If it seems similar to the Eisler decision, well, it should. In my opinion, guided by experience in two previous digital shifts, the “tipping point” comments are correct. It has happened. For better and for worse you (the authors) and the publishers, respectively, are now on the other side of the tip. The rate of change that is being referenced in the comments is in fact “mainstream market momentum.” This momentum is not being driven by the ability to self-publish to digital. Technically, that has been here for over 10 years. It is being driven by device penetration (consumer purchase of Kindles, Nooks, iPads and Android tablets) and access to a large library of CONTENT created by YOU the AUTHORS. The same market momentum was seen with color phones in 2002 as mobile games and ringtones became a $2B+ industry almost overnight as a large content library was made available. It was also seen in the DVD market when DVD player prices hit sub $99 (December 2003) and the massive library of old movies on DVDs became available at $14.99 and $19.99 vs. $29.99? Goodbye tipping point, hello mainstream market.
Today, musicians and writers have been empowered. Yes, the door is open to self-publish and many are walking though it (Eisler, Konrath, Radiohead, Nine Inch Nails, etc). While many artists can self-edit, convert digital files, and submit to digital stores such as iTunes and Kindle, many artists simply desire to create their art in word or song. Some are capable or staffed to self-publish, while others are seeking partners to help with the process.
Second, what does it mean to me?
We have built Premier Digital Publishing, PDP, to help established authors successfully navigate the digital waters and garner their fair share of the pie. Our opinion and the mission of PDP is for the creators of IP (Intellectual Property, not Internet Protocol, ha, ha) to be deservedly rewarded for producing the art forms THEY created. Sure, the ebook storefronts (new retailers) do deserve a share of the pie, but the old publishing model and its revenue splits is fatally encumbered by the weight of legacy systems, overhead, bloated staffs and prevarications a.k.a. royalty reports (wicked wink).

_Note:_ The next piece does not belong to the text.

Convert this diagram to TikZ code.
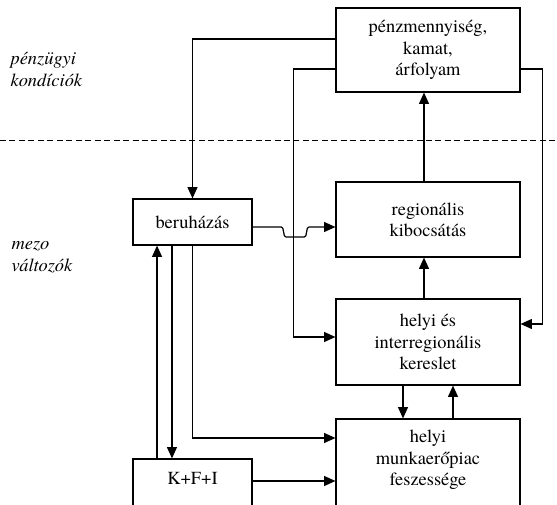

As the story goes, I can go to Lowes and buy $500 worth of equipment to mow my lawn each weekend, but why not pay a “group of guys” to do it for a reasonable cost? (If you live in California – don’t translate “group of guys” into its politically incorrect term). You get the point.
“Readers need writers” – true that. Writers also need self-publishing expertise and weapons to wage war in the new era of digital distribution and reach their readers. This is not limited to clicking a mouse and converting a file. PDP is here to help those who want assistance in merchandising, marketing, etc. and don’t want to “mow their own lawn.”
Welcome to the other side of the tipping point. Radiohead and Eisler are now perpetually famous.
Or is it Infamous?
I guess the post hit the nail on the head… several times. As 2012 rolls into town, PDP will be there to help authors make their own “Eisler Sanction.”